» Work instructions: Repeat each entry word for word. Leave any images out of the copy.

----- Records provided

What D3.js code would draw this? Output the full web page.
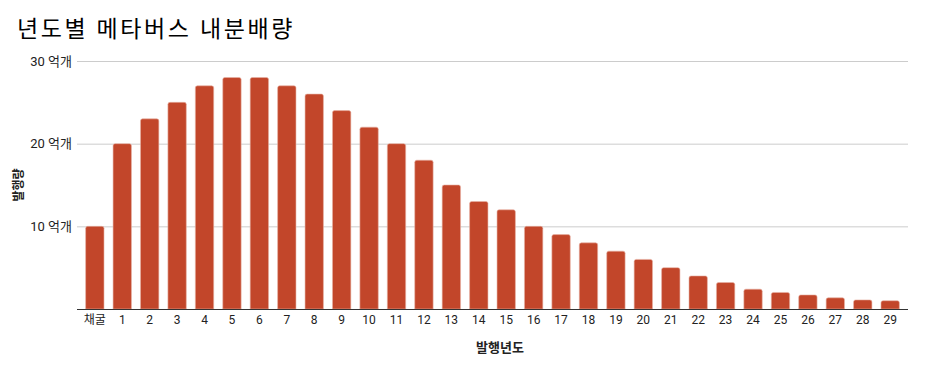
<!DOCTYPE html>
<html>
<head>
<meta charset="utf-8">
<script src="https://cdn.jsdelivr.net/npm/d3@7"></script>
<style>
  body { margin: 0; background: #fff; }
  text { font-family: Roboto, "Noto Sans CJK KR", sans-serif; }
</style>
</head>
<body>
<svg id="chart" width="930" height="377"></svg>
<script>
// data
let categories = ['채굴', '1', '2', '3', '4', '5', '6', '7', '8', '9', '10', '11', '12', '13', '14',
    '15', '16', '17', '18', '19', '20', '21', '22', '23', '24', '25', '26', '27', '28', '29']
let values = [10, 20, 23, 25, 27, 28, 28, 27, 26, 24, 22, 20, 18, 15, 13,
    12, 10, 9, 8, 7, 6, 5, 4, 3.2, 2.4, 2, 1.7, 1.35, 1.1, 1]
let yTicks = [10, 20, 30]

function main() {
    let svg = d3.select('#chart'),
        left = 77, right = 908, top = 61, bottom = 309

    let x = d3.scaleBand()
        .domain(categories)
        .range([left, right])
        .paddingInner(0.33)
        .paddingOuter(0.315)

    let y = d3.scaleLinear().domain([0, 30]).range([bottom, top])

    // title
    svg.append('text')
        .attr('x', 17)
        .attr('y', 37)
        .attr('font-size', 23)
        .attr('letter-spacing', 2.6)
        .attr('fill', '#000')
        .text('년도별 메타버스 내분배량')

    // gridlines + y labels
    let grid = svg.append('g')
    grid.selectAll('line')
        .data(yTicks)
        .enter().append('line')
        .attr('x1', left).attr('x2', right)
        .attr('y1', d => y(d) + 0.5).attr('y2', d => y(d) + 0.5)
        .attr('stroke', '#cccccc')

    grid.selectAll('text')
        .data(yTicks)
        .enter().append('text')
        .attr('x', 72)
        .attr('y', d => y(d) + 4.5)
        .attr('text-anchor', 'end')
        .attr('font-size', 13)
        .attr('fill', '#222')
        .text(d => d + ' 억개')

    // bars with rounded tops
    const r = 2
    svg.append('g').selectAll('path')
        .data(values)
        .enter().append('path')
        .attr('fill', '#c2462a')
        .attr('stroke', '#e8b3a6')
        .attr('stroke-width', 0.6)
        .attr('d', function (d, i) {
            let x0 = x(categories[i]), w = x.bandwidth(), y0 = y(d), h = bottom - y0
            let rr = Math.min(r, h)
            return 'M' + x0 + ',' + bottom +
                'V' + (y0 + rr) +
                'Q' + x0 + ',' + y0 + ' ' + (x0 + rr) + ',' + y0 +
                'H' + (x0 + w - rr) +
                'Q' + (x0 + w) + ',' + y0 + ' ' + (x0 + w) + ',' + (y0 + rr) +
                'V' + bottom + 'Z'
        })

    // baseline
    svg.append('line')
        .attr('x1', left).attr('x2', right)
        .attr('y1', bottom + 0.5).attr('y2', bottom + 0.5)
        .attr('stroke', '#333')

    // x axis labels
    let xAxis = svg.append('g')
        .attr('transform', 'translate(0,' + bottom + ')')
        .call(d3.axisBottom(x).tickSize(0).tickPadding(6))
    xAxis.select('.domain').remove()
    xAxis.selectAll('text')
        .attr('font-size', 12)
        .attr('font-family', 'Roboto, "Noto Sans CJK KR", sans-serif')
        .attr('fill', '#222')

    // axis titles
    svg.append('text')
        .attr('x', 500)
        .attr('y', 352)
        .attr('text-anchor', 'middle')
        .attr('font-size', 13)
        .attr('font-weight', 'bold')
        .attr('fill', '#222')
        .text('발행년도')

    svg.append('text')
        .attr('transform', 'translate(23,' + 185 + ') rotate(-90)')
        .attr('text-anchor', 'middle')
        .attr('font-size', 12)
        .attr('font-weight', 'bold')
        .attr('fill', '#222')
        .text('발행량')
}

main()
</script>
</body>
</html>
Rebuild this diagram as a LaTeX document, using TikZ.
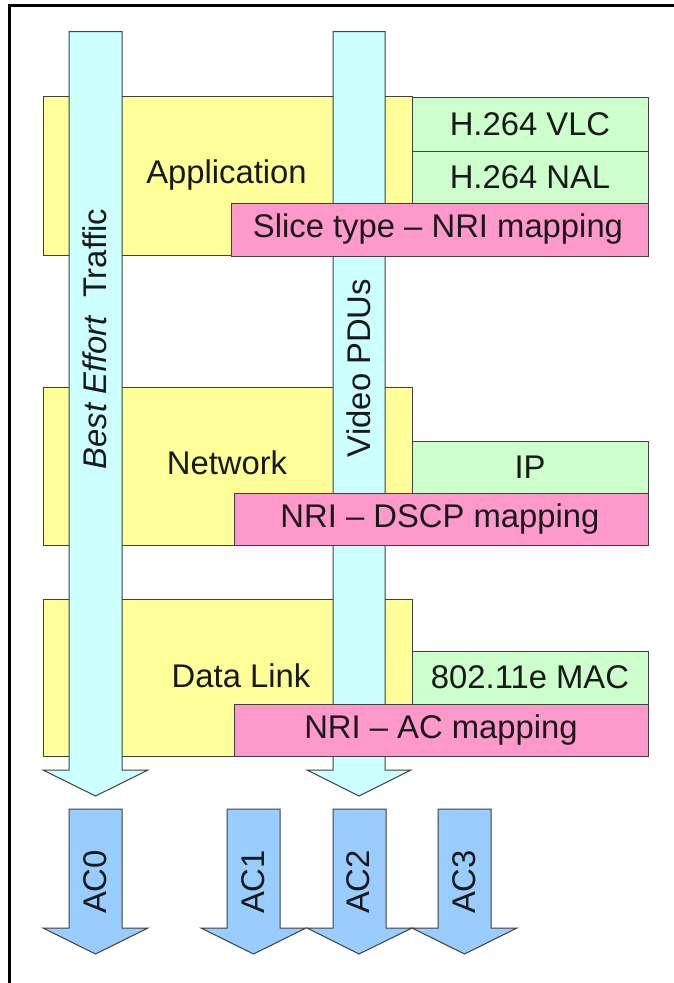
\documentclass[tikz,border=0pt]{standalone}
\usepackage{fontspec}
\setmainfont{Liberation Sans}
\definecolor{ylw}{HTML}{FFFF99}
\definecolor{cyn}{HTML}{CCFFFF}
\definecolor{grn}{HTML}{CCFFCC}
\definecolor{pnk}{HTML}{FF99CC}
\definecolor{blu}{HTML}{99CCFF}
\definecolor{edge}{HTML}{404040}
\begin{document}
\begin{tikzpicture}[x=1pt,y=-1pt,
  every node/.style={font=\fontsize{32.8}{38}\selectfont, text=black!90},
  box/.style={draw=edge, line width=1pt, inner sep=0pt, anchor=north west},
  ybox/.style={box, fill=ylw},
  gbox/.style={box, fill=grn},
  pbox/.style={box, fill=pnk},
  carrow/.style={draw=edge, line width=1pt, fill=cyn, line join=miter},
  barrow/.style={draw=edge, line width=1pt, fill=blu, line join=miter},
  lbl/.style={inner sep=0pt}
]
\useasboundingbox (0,0) rectangle (674,983);
\fill[white] (0,0) rectangle (674,983);
% frame
\draw[line width=3.5pt] (9.5,983) -- (9.5,5.5) -- (674,5.5);

% layers
\node[ybox, minimum width=369pt, minimum height=159pt] (app) at (43,96) {};
\node[ybox, minimum width=369pt, minimum height=158pt] (net) at (43,387) {};
\node[ybox, minimum width=369pt, minimum height=157pt] (dl) at (43,599) {};

% green boxes
\node[gbox, minimum width=236pt, minimum height=54.5pt] (vlc) at (412,96.5) {};
\node[gbox, minimum width=236pt, minimum height=52pt] (nal) at (412,151) {};
\node[gbox, minimum width=236pt, minimum height=52pt] (ip) at (412,440.7) {};
\node[gbox, minimum width=236pt, minimum height=53pt] (mac) at (412,651) {};

% cyan arrows
\draw[carrow] (69,31.5) -- (122,31.5) -- (122,770) -- (148,770) -- (95.5,796)
  -- (43,770) -- (69,770) -- cycle;
\draw[carrow] (333,31.5) -- (385,31.5) -- (385,770) -- (411,770) -- (359,796)
  -- (307,770) -- (333,770) -- cycle;

% rotated text on cyan arrows (under the pink boxes)
\node[lbl, rotate=90] (tbe) at (95,339) {\textit{Best Effort}\hspace{8pt} Traffic};
\node[lbl, rotate=90] (tvid) at (359,368) {Video PDUs};

% pink boxes
\node[pbox, minimum width=417pt, minimum height=52.5pt] (slc) at (231,203) {};
\node[pbox, minimum width=414pt, minimum height=52.3pt] (dscp) at (234,492.7) {};
\node[pbox, minimum width=414pt, minimum height=52pt] (acm) at (234,704) {};

% blue AC arrows
\foreach \xs/\xc in {69/95.5, 227/253.5, 333/359, 438/464.5}{
  \draw[barrow] (\xs,809) -- (\xs+53,809) -- (\xs+53,928) -- (\xs+79,928)
    -- (\xc,954) -- (\xs-26,928) -- (\xs,928) -- cycle;
}

% texts
\node[lbl] (tapp) at (226.5,175) {Application};
\node[lbl] (tnet) at (227,463) {Network};
\node[lbl] (tdl) at (241,676) {Data Link};
\node[lbl] (tvlc) at (530,124) {H.264 VLC};
\node[lbl] (tnal) at (530,177) {H.264 NAL};
\node[lbl] (tip) at (530,467) {IP};
\node[lbl] (tmac) at (530,677) {802.11e MAC};
\node[lbl] (tslc) at (438,229) {Slice type – NRI mapping};
\node[lbl] (tdscp) at (440,519) {NRI – DSCP mapping};
\node[lbl] (tacm) at (441,730) {NRI – AC mapping};
\node[lbl, rotate=90] (ac0) at (95,882) {AC0};
\node[lbl, rotate=90] (ac1) at (253,882) {AC1};
\node[lbl, rotate=90] (ac2) at (358.5,882) {AC2};
\node[lbl, rotate=90] (ac3) at (464,882) {AC3};
\end{tikzpicture}
\end{document}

----------

» Answer:
What D3.js code would draw this? Output the full web page.
<!DOCTYPE html>
<html>
<head>
<meta charset="utf-8">
<script src="https://cdn.jsdelivr.net/npm/d3@7"></script>
<style>
  body { margin: 0; background: #fff; }
  text { font-family: Roboto, "Noto Sans CJK KR", sans-serif; }
</style>
</head>
<body>
<svg id="chart" width="930" height="377"></svg>
<script>
// data
let categories = ['채굴', '1', '2', '3', '4', '5', '6', '7', '8', '9', '10', '11', '12', '13', '14',
    '15', '16', '17', '18', '19', '20', '21', '22', '23', '24', '25', '26', '27', '28', '29']
let values = [10, 20, 23, 25, 27, 28, 28, 27, 26, 24, 22, 20, 18, 15, 13,
    12, 10, 9, 8, 7, 6, 5, 4, 3.2, 2.4, 2, 1.7, 1.35, 1.1, 1]
let yTicks = [10, 20, 30]

function main() {
    let svg = d3.select('#chart'),
        left = 77, right = 908, top = 61, bottom = 309

    let x = d3.scaleBand()
        .domain(categories)
        .range([left, right])
        .paddingInner(0.33)
        .paddingOuter(0.315)

    let y = d3.scaleLinear().domain([0, 30]).range([bottom, top])

    // title
    svg.append('text')
        .attr('x', 17)
        .attr('y', 37)
        .attr('font-size', 23)
        .attr('letter-spacing', 2.6)
        .attr('fill', '#000')
        .text('년도별 메타버스 내분배량')

    // gridlines + y labels
    let grid = svg.append('g')
    grid.selectAll('line')
        .data(yTicks)
        .enter().append('line')
        .attr('x1', left).attr('x2', right)
        .attr('y1', d => y(d) + 0.5).attr('y2', d => y(d) + 0.5)
        .attr('stroke', '#cccccc')

    grid.selectAll('text')
        .data(yTicks)
        .enter().append('text')
        .attr('x', 72)
        .attr('y', d => y(d) + 4.5)
        .attr('text-anchor', 'end')
        .attr('font-size', 13)
        .attr('fill', '#222')
        .text(d => d + ' 억개')

    // bars with rounded tops
    const r = 2
    svg.append('g').selectAll('path')
        .data(values)
        .enter().append('path')
        .attr('fill', '#c2462a')
        .attr('stroke', '#e8b3a6')
        .attr('stroke-width', 0.6)
        .attr('d', function (d, i) {
            let x0 = x(categories[i]), w = x.bandwidth(), y0 = y(d), h = bottom - y0
            let rr = Math.min(r, h)
            return 'M' + x0 + ',' + bottom +
                'V' + (y0 + rr) +
                'Q' + x0 + ',' + y0 + ' ' + (x0 + rr) + ',' + y0 +
                'H' + (x0 + w - rr) +
                'Q' + (x0 + w) + ',' + y0 + ' ' + (x0 + w) + ',' + (y0 + rr) +
                'V' + bottom + 'Z'
        })

    // baseline
    svg.append('line')
        .attr('x1', left).attr('x2', right)
        .attr('y1', bottom + 0.5).attr('y2', bottom + 0.5)
        .attr('stroke', '#333')

    // x axis labels
    let xAxis = svg.append('g')
        .attr('transform', 'translate(0,' + bottom + ')')
        .call(d3.axisBottom(x).tickSize(0).tickPadding(6))
    xAxis.select('.domain').remove()
    xAxis.selectAll('text')
        .attr('font-size', 12)
        .attr('font-family', 'Roboto, "Noto Sans CJK KR", sans-serif')
        .attr('fill', '#222')

    // axis titles
    svg.append('text')
        .attr('x', 500)
        .attr('y', 352)
        .attr('text-anchor', 'middle')
        .attr('font-size', 13)
        .attr('font-weight', 'bold')
        .attr('fill', '#222')
        .text('발행년도')

    svg.append('text')
        .attr('transform', 'translate(23,' + 185 + ') rotate(-90)')
        .attr('text-anchor', 'middle')
        .attr('font-size', 12)
        .attr('font-weight', 'bold')
        .attr('fill', '#222')
        .text('발행량')
}

main()
</script>
</body>
</html>
Rebuild this diagram as a LaTeX document, using TikZ.
\documentclass[tikz,border=0pt]{standalone}
\usepackage{fontspec}
\setmainfont{Liberation Sans}
\definecolor{ylw}{HTML}{FFFF99}
\definecolor{cyn}{HTML}{CCFFFF}
\definecolor{grn}{HTML}{CCFFCC}
\definecolor{pnk}{HTML}{FF99CC}
\definecolor{blu}{HTML}{99CCFF}
\definecolor{edge}{HTML}{404040}
\begin{document}
\begin{tikzpicture}[x=1pt,y=-1pt,
  every node/.style={font=\fontsize{32.8}{38}\selectfont, text=black!90},
  box/.style={draw=edge, line width=1pt, inner sep=0pt, anchor=north west},
  ybox/.style={box, fill=ylw},
  gbox/.style={box, fill=grn},
  pbox/.style={box, fill=pnk},
  carrow/.style={draw=edge, line width=1pt, fill=cyn, line join=miter},
  barrow/.style={draw=edge, line width=1pt, fill=blu, line join=miter},
  lbl/.style={inner sep=0pt}
]
\useasboundingbox (0,0) rectangle (674,983);
\fill[white] (0,0) rectangle (674,983);
% frame
\draw[line width=3.5pt] (9.5,983) -- (9.5,5.5) -- (674,5.5);

% layers
\node[ybox, minimum width=369pt, minimum height=159pt] (app) at (43,96) {};
\node[ybox, minimum width=369pt, minimum height=158pt] (net) at (43,387) {};
\node[ybox, minimum width=369pt, minimum height=157pt] (dl) at (43,599) {};

% green boxes
\node[gbox, minimum width=236pt, minimum height=54.5pt] (vlc) at (412,96.5) {};
\node[gbox, minimum width=236pt, minimum height=52pt] (nal) at (412,151) {};
\node[gbox, minimum width=236pt, minimum height=52pt] (ip) at (412,440.7) {};
\node[gbox, minimum width=236pt, minimum height=53pt] (mac) at (412,651) {};

% cyan arrows
\draw[carrow] (69,31.5) -- (122,31.5) -- (122,770) -- (148,770) -- (95.5,796)
  -- (43,770) -- (69,770) -- cycle;
\draw[carrow] (333,31.5) -- (385,31.5) -- (385,770) -- (411,770) -- (359,796)
  -- (307,770) -- (333,770) -- cycle;

% rotated text on cyan arrows (under the pink boxes)
\node[lbl, rotate=90] (tbe) at (95,339) {\textit{Best Effort}\hspace{8pt} Traffic};
\node[lbl, rotate=90] (tvid) at (359,368) {Video PDUs};

% pink boxes
\node[pbox, minimum width=417pt, minimum height=52.5pt] (slc) at (231,203) {};
\node[pbox, minimum width=414pt, minimum height=52.3pt] (dscp) at (234,492.7) {};
\node[pbox, minimum width=414pt, minimum height=52pt] (acm) at (234,704) {};

% blue AC arrows
\foreach \xs/\xc in {69/95.5, 227/253.5, 333/359, 438/464.5}{
  \draw[barrow] (\xs,809) -- (\xs+53,809) -- (\xs+53,928) -- (\xs+79,928)
    -- (\xc,954) -- (\xs-26,928) -- (\xs,928) -- cycle;
}

% texts
\node[lbl] (tapp) at (226.5,175) {Application};
\node[lbl] (tnet) at (227,463) {Network};
\node[lbl] (tdl) at (241,676) {Data Link};
\node[lbl] (tvlc) at (530,124) {H.264 VLC};
\node[lbl] (tnal) at (530,177) {H.264 NAL};
\node[lbl] (tip) at (530,467) {IP};
\node[lbl] (tmac) at (530,677) {802.11e MAC};
\node[lbl] (tslc) at (438,229) {Slice type – NRI mapping};
\node[lbl] (tdscp) at (440,519) {NRI – DSCP mapping};
\node[lbl] (tacm) at (441,730) {NRI – AC mapping};
\node[lbl, rotate=90] (ac0) at (95,882) {AC0};
\node[lbl, rotate=90] (ac1) at (253,882) {AC1};
\node[lbl, rotate=90] (ac2) at (358.5,882) {AC2};
\node[lbl, rotate=90] (ac3) at (464,882) {AC3};
\end{tikzpicture}
\end{document}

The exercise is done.